Why Naive Matching Is Slow
Naive search tries every position: align pattern at position 0, scan until mismatch, shift by 1, repeat. On a mismatch after matching k characters, all k characters of work are discarded. In the worst case (pattern = "aaa...ab", text = "aaa...a"), this costs \(O(n×m)\) — catastrophic for large inputs.
The Failure Function (lps Array)
KMP preprocesses the pattern into the lps array (Longest Proper Prefix that is also a Suffix). For position i in the pattern, lps[i] tells you: "how long is the longest proper prefix of pattern[0..i] that is also a suffix?"

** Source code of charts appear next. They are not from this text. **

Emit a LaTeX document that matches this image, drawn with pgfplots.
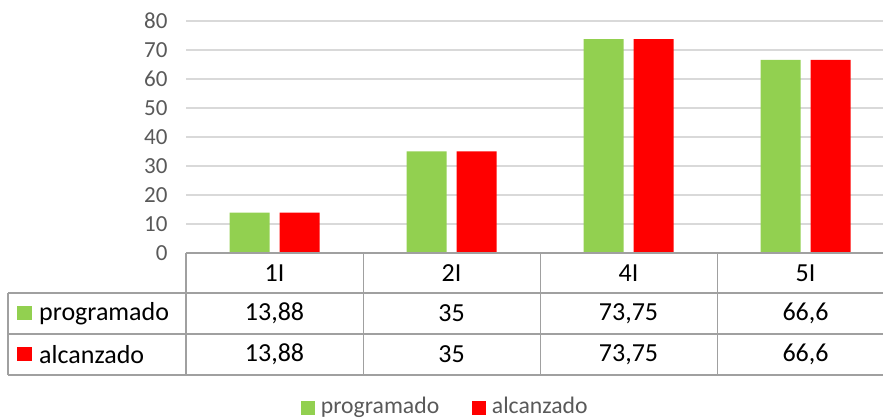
\documentclass[border=0pt]{standalone}
\usepackage{fontspec}
\setmainfont{Carlito}
\usepackage{pgfplots}
\pgfplotsset{compat=1.18}
\definecolor{prog}{HTML}{92D050}
\definecolor{alc}{HTML}{FF0000}
\definecolor{gridc}{HTML}{D9D9D9}
\definecolor{tabc}{HTML}{A0A0A0}
\definecolor{txtgray}{HTML}{595959}

\begin{document}
\begin{tikzpicture}[x=1pt,y=1pt]
\clip (0,0) rectangle (883,420);
\begin{axis}[
    at={(186pt,167pt)}, anchor=south west,
    scale only axis, width=708pt, height=232pt,
    ymin=0, ymax=80, ytick={0,10,...,80},
    xmin=-0.5, xmax=3.5, xtick=\empty,
    ybar=10pt, bar width=40pt,
    axis line style={draw=none},
    ymajorgrids, grid style={gridc, line width=1.5pt},
    major tick length=0pt,
    yticklabel style={font=\fontsize{23}{23}\selectfont, text=txtgray, xshift=-15pt},
    /pgf/number format/assume math mode=true,
    clip=false,
]
\addplot[fill=prog, draw=none] coordinates {(0,13.88) (1,35) (2,73.75) (3,66.6)};
\addplot[fill=alc, draw=none] coordinates {(0,13.88) (1,35) (2,73.75) (3,66.6)};
\end{axis}

% data table below the plot
\begin{scope}[tabc, line width=1.2pt]
\draw (186,167) -- (893,167);
\draw (8,127) -- (893,127);
\draw (8,86) -- (893,86);
\draw (8,45) -- (893,45);
\draw (8,127) -- (8,45);
\foreach \x in {186,363.1,540.2,717.3} \draw (\x,167) -- (\x,45);
\end{scope}

\begin{scope}[every node/.style={font=\fontsize{26}{26}\selectfont, text=black, inner sep=0pt}]
\node at (274.5,147) {1I};
\node at (451.5,147) {2I};
\node at (628.5,147) {4I};
\node at (805.5,147) {5I};
\node at (274.5,106.5) {13,88};
\node at (451.5,106.5) {35};
\node at (628.5,106.5) {73,75};
\node at (805.5,106.5) {66,6};
\node at (274.5,65.5) {13,88};
\node at (451.5,65.5) {35};
\node at (628.5,65.5) {73,75};
\node at (805.5,65.5) {66,6};
\fill[prog] (17.3,99.5) rectangle (31.7,114);
\node[anchor=west] at (39,106.5) {programado};
\fill[alc] (17.3,58.5) rectangle (31.7,73);
\node[anchor=west] at (39,65.5) {alcanzado};
\end{scope}

% legend
\fill[prog] (301,5) rectangle (315,19);
\node[anchor=base west, inner sep=0pt, text=txtgray, font=\fontsize{23.7}{24}\selectfont] at (320.7,6) {programado};
\fill[alc] (472,5) rectangle (486,19);
\node[anchor=base west, inner sep=0pt, text=txtgray, font=\fontsize{23.7}{24}\selectfont] at (491.7,6) {alcanzado};
\end{tikzpicture}
\end{document}
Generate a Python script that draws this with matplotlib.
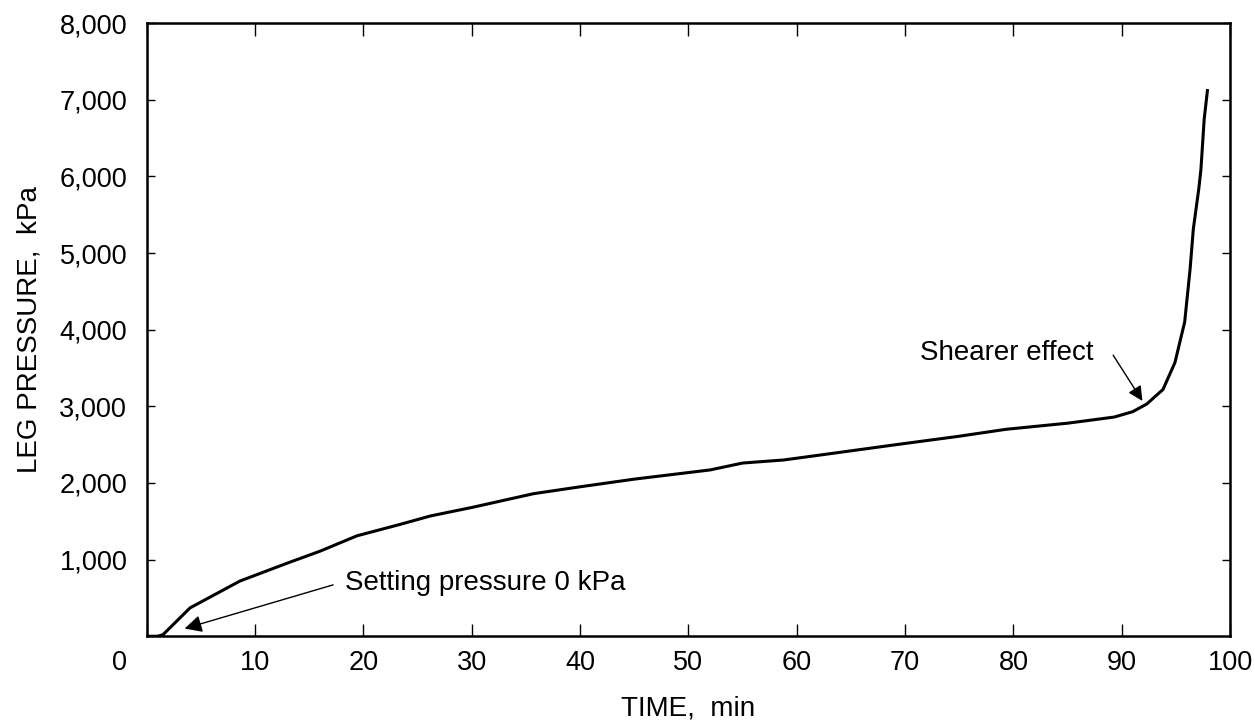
import matplotlib
matplotlib.use("Agg")
import matplotlib.pyplot as plt
import matplotlib.transforms as mtransforms

# leg pressure record
time_min = [0, 1, 1.5, 4, 8.6, 12.9, 16, 19.4, 23.4, 26.2, 30, 35.7, 40, 45, 52,
            55, 58.8, 64, 69.7, 75, 79.3, 85, 89.3, 91, 92.3, 93.8, 94.9, 95.8,
            96.3, 96.6, 97.1, 97.3, 97.6, 97.9]
pressure_kpa = [0, 0, 20, 370, 720, 950, 1110, 1310, 1460, 1570, 1680, 1860, 1950,
                2050, 2170, 2260, 2300, 2400, 2510, 2610, 2700, 2780, 2860, 2930,
                3030, 3220, 3570, 4100, 4790, 5315, 5835, 6090, 6745, 7120]

x_ticks = list(range(0, 101, 10))
y_ticks = list(range(1000, 8001, 1000))
y_tick_labels = [f"{v:,}" for v in y_ticks]

plt.rcParams["font.family"] = ["Liberation Sans", "DejaVu Sans"]

fig = plt.figure(figsize=(12.54, 7.23), dpi=100)
ax = fig.add_axes([0.117, 0.120, 0.864, 0.848])

ax.plot(time_min, pressure_kpa, color="black", linewidth=2.2)

ax.set_xlim(0, 100)
ax.set_ylim(0, 8000)
ax.set_xticks(x_ticks)
ax.set_xticklabels([str(v) for v in x_ticks])
ax.set_yticks(y_ticks)
ax.set_yticklabels(y_tick_labels)

ax.tick_params(axis="both", direction="in", top=True, right=True,
               labelsize=19.5, colors="black")
ax.tick_params(axis="x", length=9, width=1.0, pad=10)
ax.tick_params(axis="y", length=6, width=1.0, pad=14)
for side in ax.spines.values():
    side.set_linewidth(1.8)

# the origin label sits a little left of the axis in the original
first = ax.get_xticklabels()[0]
first.set_transform(first.get_transform() +
                    mtransforms.ScaledTranslation(-0.27, 0, fig.dpi_scale_trans))

ax.set_xlabel("TIME,  min", fontsize=20, labelpad=14)
ax.set_ylabel("LEG PRESSURE,  kPa", fontsize=20, labelpad=12)

ax.text(18.3, 690, "Setting pressure 0 kPa", fontsize=20, va="center", ha="left")
ax.annotate("", xy=(3.5, 100), xytext=(17.2, 670),
            arrowprops=dict(arrowstyle="-|>", color="black", lw=1.0,
                            mutation_scale=26, shrinkA=0, shrinkB=0))
ax.text(87.4, 3700, "Shearer effect", fontsize=20, va="center", ha="right")
ax.annotate("", xy=(91.9, 3070), xytext=(89.2, 3667),
            arrowprops=dict(arrowstyle="-|>", color="black", lw=1.0,
                            mutation_scale=22, shrinkA=0, shrinkB=0))

fig.savefig("out.png", dpi=100)
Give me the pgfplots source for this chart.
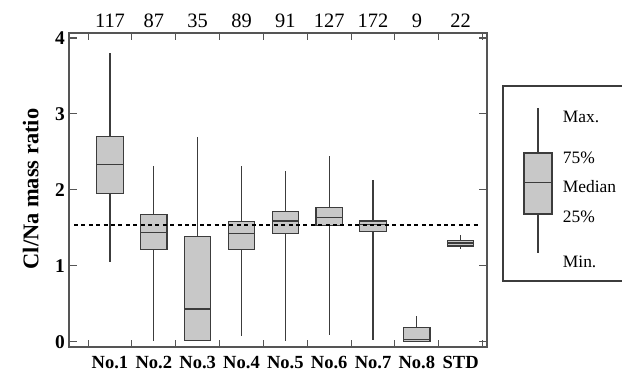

Example: pattern = "ABCABD"
- lps[0] = 0 ("A" — no proper prefix)
- lps[1] = 0 ("AB" — no match)
- lps[2] = 0 ("ABC" — no match)
- lps[3] = 1 ("ABCA" — prefix "A" = suffix "A")
- lps[4] = 2 ("ABCAB" — prefix "AB" = suffix "AB")
- lps[5] = 0 ("ABCABD" — no match)
The lps array is built in \(O(m)\) using a two-pointer scan on the pattern itself.
Using lps During Search
Walk through the text with pointer i and the pattern with pointer j (how many characters matched so far):
- If
text[i] == pattern[j]: both i and j advance. If j reaches m, report a match and reset j = lps[j-1]. - If mismatch and j > 0: set j = lps[j-1] without moving i. This is the key: we reuse lps[j-1] matched characters at the start of the pattern.
- If mismatch and j == 0: just advance i.
The text pointer i never goes backwards — each character is processed at most twice (once matched, once on a failure). Total search: \(O(n)\).
Why It Works
When a mismatch occurs after matching j characters, we know the last j characters of the text. The lps value lps[j-1] tells us how long a prefix of the pattern matches a suffix of those j characters — so we can continue from that overlap without re-reading anything.